- THE EXERCISE:
Return the lines that follow, exactly as they appear, from the first through the one containing "Chart.register(...registerables);"; no pictures are to be included.

====================

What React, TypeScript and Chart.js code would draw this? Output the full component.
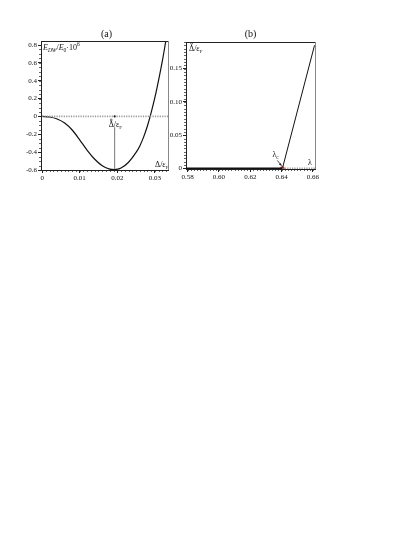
import React, { useEffect, useRef } from "react";
import { Chart, registerables } from "chart.js";
Chart.register(...registerables);

// Panel (a): domain-wall energy vs gap
const deltaA = [0, 0.002, 0.004, 0.006, 0.008, 0.01, 0.012, 0.014, 0.016, 0.018, 0.0193, 0.021, 0.023, 0.025, 0.026, 0.027, 0.028, 0.029, 0.03, 0.031, 0.032, 0.0329];
const energyA = [0, -0.006, -0.028, -0.074, -0.152, -0.262, -0.38, -0.48, -0.552, -0.59, -0.595, -0.578, -0.513, -0.403, -0.33, -0.232, -0.11, 0.04, 0.21, 0.407, 0.622, 0.84];
const xTicksA = [0, 0.01, 0.02, 0.03];
const yTicksA = [-0.6, -0.4, -0.2, 0, 0.2, 0.4, 0.6, 0.8];
const deltaStar = 0.0193;
const energyMin = -0.595;
const markerTop = -0.12;

// Panel (b): equilibrium gap vs lambda
const lambdaB = [0.579, 0.6405, 0.661];
const gapB = [0, 0, 0.185];
const xTicksB = [0.58, 0.6, 0.62, 0.64, 0.66];
const yTicksB = [0, 0.05, 0.1, 0.15];
const lambdaC = 0.6405;

const SERIF = "'Liberation Serif', 'DejaVu Serif', serif";

type Part = { t: string; s?: number; i?: boolean; dy?: number };
function rich(ctx: CanvasRenderingContext2D, x: number, y: number, parts: Part[]) {
  let cx = x;
  for (const p of parts) {
    ctx.font = `${p.i ? "italic " : ""}${p.s ?? 8}px ${SERIF}`;
    ctx.fillText(p.t, cx, y + (p.dy ?? 0));
    cx += ctx.measureText(p.t).width;
  }
}

function deltaLabel(ctx: CanvasRenderingContext2D, x: number, y: number, star: boolean) {
  ctx.fillStyle = "#111";
  ctx.textAlign = "left";
  ctx.textBaseline = "alphabetic";
  ctx.font = `8px ${SERIF}`;
  const w = ctx.measureText("Δ").width;
  if (star) {
    ctx.strokeStyle = "#111";
    ctx.lineWidth = 0.6;
    ctx.beginPath();
    ctx.arc(x + w / 2, y - 7.5, 0.9, 0, Math.PI * 2);
    ctx.stroke();
  }
  rich(ctx, x, y, [{ t: "Δ/ε", s: 8 }, { t: "F", s: 5, dy: 2 }]);
}

function minorTicks(chart: any, xStep: number, yStep: number) {
  const ctx = chart.ctx as CanvasRenderingContext2D;
  const xs = chart.scales.x;
  const ys = chart.scales.y;
  const a = chart.chartArea;
  ctx.save();
  ctx.strokeStyle = "#222";
  ctx.lineWidth = 0.7;
  ctx.beginPath();
  const nx = Math.ceil(xs.min / xStep);
  for (let k = nx; k * xStep <= xs.max + 1e-12; k++) {
    const px = Math.round(xs.getPixelForValue(k * xStep)) + 0.5;
    ctx.moveTo(px, a.bottom);
    ctx.lineTo(px, a.bottom + 2);
  }
  const ny = Math.ceil(ys.min / yStep);
  for (let k = ny; k * yStep <= ys.max + 1e-12; k++) {
    const py = Math.round(ys.getPixelForValue(k * yStep)) + 0.5;
    ctx.moveTo(a.left, py);
    ctx.lineTo(a.left - 2, py);
  }
  ctx.stroke();
  ctx.restore();
}

function frame(chart: any) {
  const ctx = chart.ctx as CanvasRenderingContext2D;
  const a = chart.chartArea;
  ctx.save();
  ctx.strokeStyle = "#222";
  ctx.lineWidth = 1;
  ctx.beginPath();
  ctx.moveTo(a.left, a.top + 0.5);
  ctx.lineTo(a.right + 0.5, a.top + 0.5);
  ctx.stroke();
  ctx.strokeStyle = "#888";
  ctx.beginPath();
  ctx.moveTo(a.right + 0.5, a.top);
  ctx.lineTo(a.right + 0.5, a.bottom);
  ctx.stroke();
  ctx.restore();
}

const tickFont = { family: SERIF, size: 7 };

function axisOpts(min: number, max: number, values: number[], fmt: (v: number) => string, isY: boolean, size: number) {
  return {
    type: "linear" as const,
    min,
    max,
    afterBuildTicks: (s: any) => {
      s.ticks = values.map((v) => ({ value: v }));
    },
    afterFit: (s: any) => {
      if (isY) s.width = size;
      else s.height = size;
    },
    border: { display: true, color: "#222", width: 1 },
    grid: { display: true, drawOnChartArea: false, drawTicks: true, tickLength: 3, color: "#222" },
    ticks: {
      color: "#111",
      font: tickFont,
      padding: 1,
      autoSkip: false,
      maxRotation: 0,
      callback: (v: any) => fmt(Number(v)),
    },
  };
}

function fmtA(v: number) {
  if (Math.abs(v) < 1e-12) return "0";
  return String(Math.round(v * 100) / 100);
}
function fmtYA(v: number) {
  if (Math.abs(v) < 1e-12) return "0";
  return (Math.round(v * 10) / 10).toString();
}

function PanelA() {
  const ref = useRef<HTMLCanvasElement>(null);
  useEffect(() => {
    const annot = {
      id: "annotA",
      afterDraw(chart: any) {
        const ctx = chart.ctx as CanvasRenderingContext2D;
        const xs = chart.scales.x;
        const ys = chart.scales.y;
        const a = chart.chartArea;
        minorTicks(chart, 0.001, 0.05);
        frame(chart);
        ctx.save();
        ctx.fillStyle = "#222";
        ctx.beginPath();
        ctx.arc(xs.getPixelForValue(deltaStar), ys.getPixelForValue(0), 1.1, 0, Math.PI * 2);
        ctx.fill();
        deltaLabel(ctx, xs.getPixelForValue(deltaStar) - 6, ys.getPixelForValue(0) + 11, true);
        deltaLabel(ctx, a.right - 13, a.bottom - 3, false);
        ctx.fillStyle = "#111";
        rich(ctx, a.left + 2, a.top + 9, [
          { t: "E", s: 8, i: true },
          { t: "DW", s: 5.5, i: true, dy: 2 },
          { t: "/", s: 8 },
          { t: "E", s: 8, i: true },
          { t: "0", s: 5.5, dy: 2 },
          { t: "·10", s: 8 },
          { t: "6", s: 5.5, dy: -4 },
        ]);
        ctx.font = `10px ${SERIF}`;
        ctx.textAlign = "center";
        ctx.fillText("(a)", (a.left + a.right) / 2 + 2, a.top - 4);
        ctx.restore();
      },
    };
    const chart = new Chart(ref.current!, {
      type: "scatter",
      data: {
        datasets: [
          {
            data: [
              { x: 0, y: 0 },
              { x: 0.0335, y: 0 },
            ],
            showLine: true,
            borderColor: "#9a9a9a",
            borderWidth: 1.8,
            borderDash: [1.2, 1.2],
            pointRadius: 0,
          },
          {
            data: [
              { x: deltaStar, y: energyMin },
              { x: deltaStar, y: markerTop },
            ],
            showLine: true,
            borderColor: "#555",
            borderWidth: 0.8,
            pointRadius: 0,
          },
          {
            data: deltaA.map((x, i) => ({ x, y: energyA[i] })),
            showLine: true,
            borderColor: "#111",
            borderWidth: 1.2,
            pointRadius: 0,
            cubicInterpolationMode: "monotone",
          },
        ],
      },
      options: {
        responsive: false,
        animation: false,
        layout: { padding: { top: 21, right: 12, left: 0, bottom: 20 } },
        plugins: { legend: { display: false }, tooltip: { enabled: false } },
        scales: {
          x: axisOpts(-0.0003, 0.0335, xTicksA, fmtA, false, 20),
          y: axisOpts(-0.6, 0.845, yTicksA, fmtYA, true, 41),
        },
      },
      plugins: [annot],
    } as any);
    return () => chart.destroy();
  }, []);
  return <canvas ref={ref} width={180} height={190} style={{ position: "absolute", left: 0, top: 20 }} />;
}

function PanelB() {
  const ref = useRef<HTMLCanvasElement>(null);
  useEffect(() => {
    const annot = {
      id: "annotB",
      afterDraw(chart: any) {
        const ctx = chart.ctx as CanvasRenderingContext2D;
        const xs = chart.scales.x;
        const ys = chart.scales.y;
        const a = chart.chartArea;
        minorTicks(chart, 0.002, 0.005);
        frame(chart);
        ctx.save();
        deltaLabel(ctx, a.left + 3, a.top + 9, true);
        ctx.fillStyle = "#111";
        rich(ctx, a.right - 7, a.bottom - 4, [{ t: "λ", s: 8 }]);
        const cx = xs.getPixelForValue(lambdaC);
        const cy = ys.getPixelForValue(0);
        rich(ctx, cx - 10, cy - 11, [{ t: "λ", s: 8 }, { t: "c", s: 5.5, dy: 2 }]);
        ctx.strokeStyle = "#222";
        ctx.lineWidth = 0.8;
        ctx.beginPath();
        ctx.moveTo(cx - 5, cy - 8);
        ctx.lineTo(cx - 1, cy - 3);
        ctx.stroke();
        ctx.beginPath();
        ctx.moveTo(cx - 0.5, cy - 2.5);
        ctx.lineTo(cx - 3.5, cy - 4);
        ctx.lineTo(cx - 1.8, cy - 5.5);
        ctx.closePath();
        ctx.fillStyle = "#222";
        ctx.fill();
        ctx.font = `10px ${SERIF}`;
        ctx.textAlign = "center";
        ctx.fillStyle = "#111";
        ctx.fillText("(b)", (a.left + a.right) / 2, a.top - 5);
        ctx.restore();
      },
    };
    const chart = new Chart(ref.current!, {
      type: "scatter",
      data: {
        datasets: [
          {
            data: [
              { x: lambdaC, y: 0 },
              { x: 0.6615, y: 0 },
            ],
            showLine: true,
            borderColor: "#9a9a9a",
            borderWidth: 1.8,
            borderDash: [1.2, 1.2],
            pointRadius: 0,
          },
          {
            data: lambdaB.slice(0, 2).map((x, i) => ({ x, y: gapB[i] })),
            showLine: true,
            borderColor: "#111",
            borderWidth: 2,
            pointRadius: 0,
          },
          {
            data: lambdaB.slice(1).map((x, i) => ({ x, y: gapB[i + 1] })),
            showLine: true,
            borderColor: "#111",
            borderWidth: 1,
            pointRadius: 0,
          },
          {
            data: [{ x: lambdaC, y: 0 }],
            pointRadius: 2.3,
            pointBackgroundColor: "#e01010",
            pointBorderColor: "#e01010",
            pointBorderWidth: 0,
          },
        ],
      },
      options: {
        responsive: false,
        animation: false,
        layout: { padding: { top: 22, right: 15, left: 0, bottom: 20 } },
        plugins: { legend: { display: false }, tooltip: { enabled: false } },
        scales: {
          x: axisOpts(0.579, 0.6613, xTicksB, (v) => v.toFixed(2), false, 21),
          y: axisOpts(-0.0008, 0.19, yTicksB, (v) => (Math.abs(v) < 1e-12 ? "0" : v.toFixed(2)), true, 36),
        },
      },
      plugins: [annot],
    } as any);
    return () => chart.destroy();
  }, []);
  return <canvas ref={ref} width={180} height={190} style={{ position: "absolute", left: 150, top: 20 }} />;
}

export default function App() {
  return (
    <div style={{ position: "fixed", left: 0, top: 0, width: 415, height: 537, background: "#fff" }}>
      <PanelA />
      <PanelB />
    </div>
  );
}
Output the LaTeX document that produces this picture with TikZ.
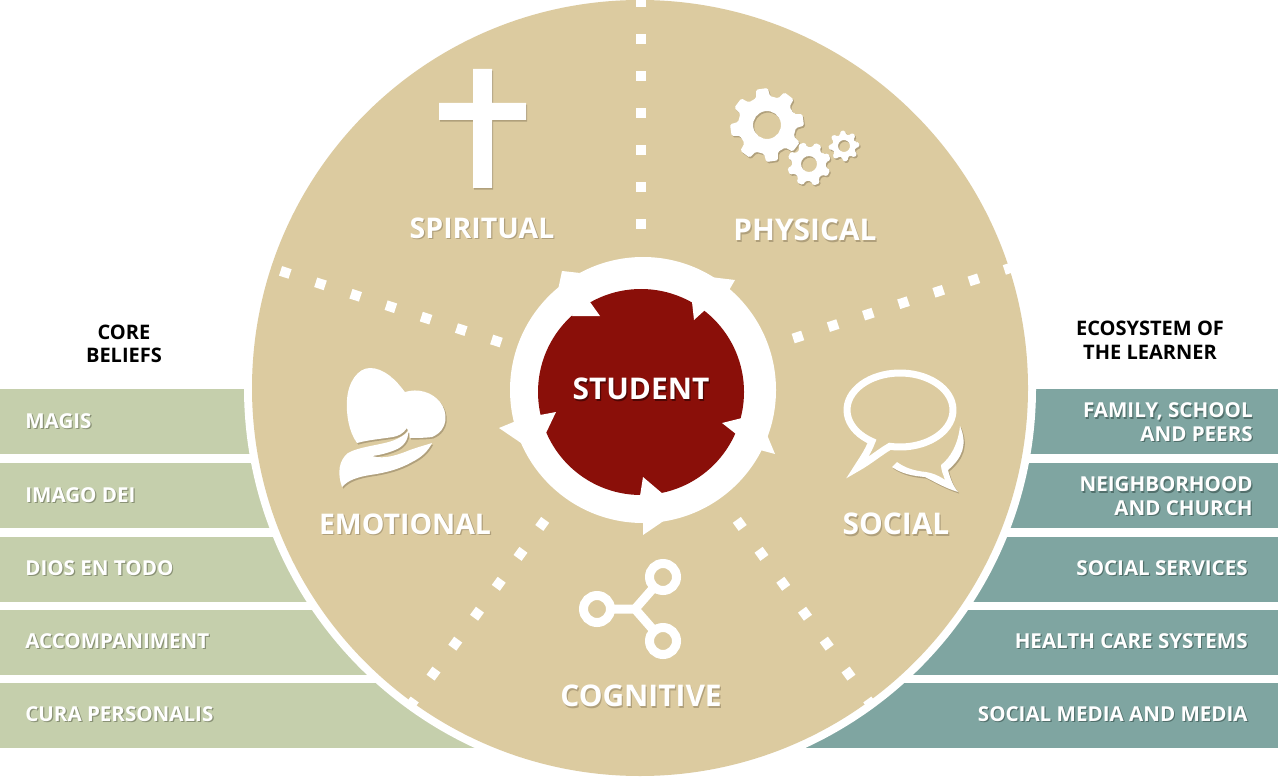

====================

- OUTPUT BELOW:
What React, TypeScript and Chart.js code would draw this? Output the full component.
import React, { useEffect, useRef } from "react";
import { Chart, registerables } from "chart.js";
Chart.register(...registerables);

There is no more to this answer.